Senior SDLP figures were repeatedly briefing against each other in conversations with government officials and ministers, declassified government files suggest.
The party, which was known at the time to have significant personality and policy clashes, was in regular informal contact with Government officials, as well as having formal meetings with ministers.
JE McConnell, a civil servant in the Political Affairs Branch of the NIO who regularly spoke to politicians to gather intelligence on the state of the parties, reported on candid comments by John Hume in 1990.
Among files declassified at the Public Record Office in Belfast under the 20 Year Rule is a ‘confidential and personal’ memo of 28 June relates details of a conversation with the SDLP leader.
Mr McConnell wrote: “He then went on to describe the continuing ill-will between himself and Seamus Mallon.”
He added: “The conversation with Mr Hume was a very disjointed one (not unusual) but I detected from his remarks that he is concerned ... [and that] he genuinely doesn’t trust Jim Molyneaux.”
Another note from Mr McConnell, after a late night phone call with South Down SDLP MP Eddie McGrady, revealed further deeply strained relationships at the top of what was then the largest nationalist party.
At 6.30pm, Mr McGrady told the NIO official that he had not yet heard from Mr Hume and suggested that the civil servant ring back “as late as possible and certainly after midnight”.
When Mr McConnell rang back at 12.30am Mr Hume had still not contacted his colleague (seemingly about an important development that day).
Mr McConnell said that “he remains very angry that Mr Hume has not contacted him and he will now go off on his two week holiday without any further contact”.

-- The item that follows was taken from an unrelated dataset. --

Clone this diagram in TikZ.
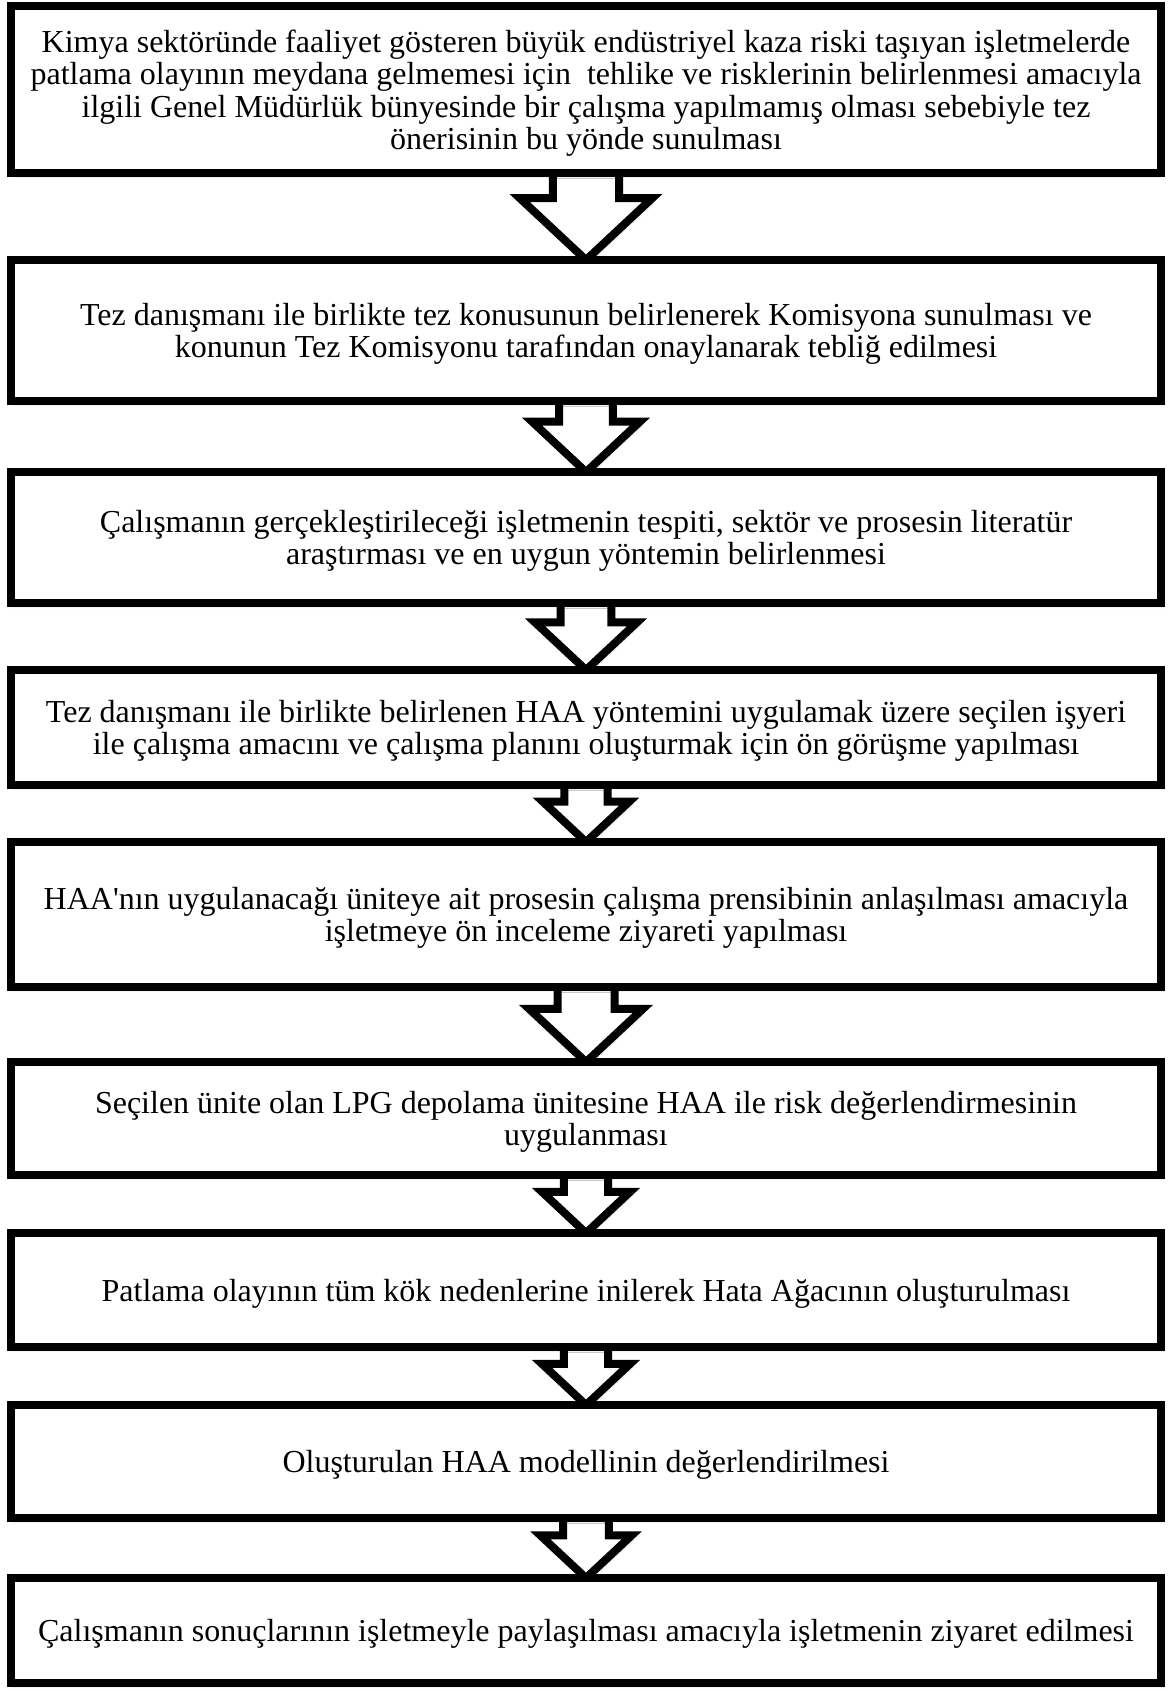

Another memo from Mr McConnell in June 1990 said: “Over the past 24 hours I have had lengthy conversations with Seamus Mallon, Mark Durkan and Joe Hendron, during which I made it quite clear that Mallon’s remarks had been deeply unhelpful not least because they were forcing unionists to respond in public, hence raising the temperature.
“Durkan said that Hume was furious with Mallon (repetition of what Hume told me on Sunday); in a separate conversation Mallon said rather wryly that he now required protection from his own party rather than from the media.”
Yet another memo from the same official follows that theme. The 19 June 1990 note said “Eddie McGrady then rang me and was clearly upset at the turn of events over the last few days.
“He told me that he didn’t think that Mr Mallon was taking an overtly Dublin line so much as acting in a fit of pique because of some disagreement he has with John Hume.
“He went on to say that it does not even have the saving grace of having some sort of political plan behind it.”
The previous week, on 15 June, Mr Mallon and Mr Hume had arranged to meet the Secretary of State in London at midday but kept him waiting for 45 minutes due to Mr Mallon’s late arrival.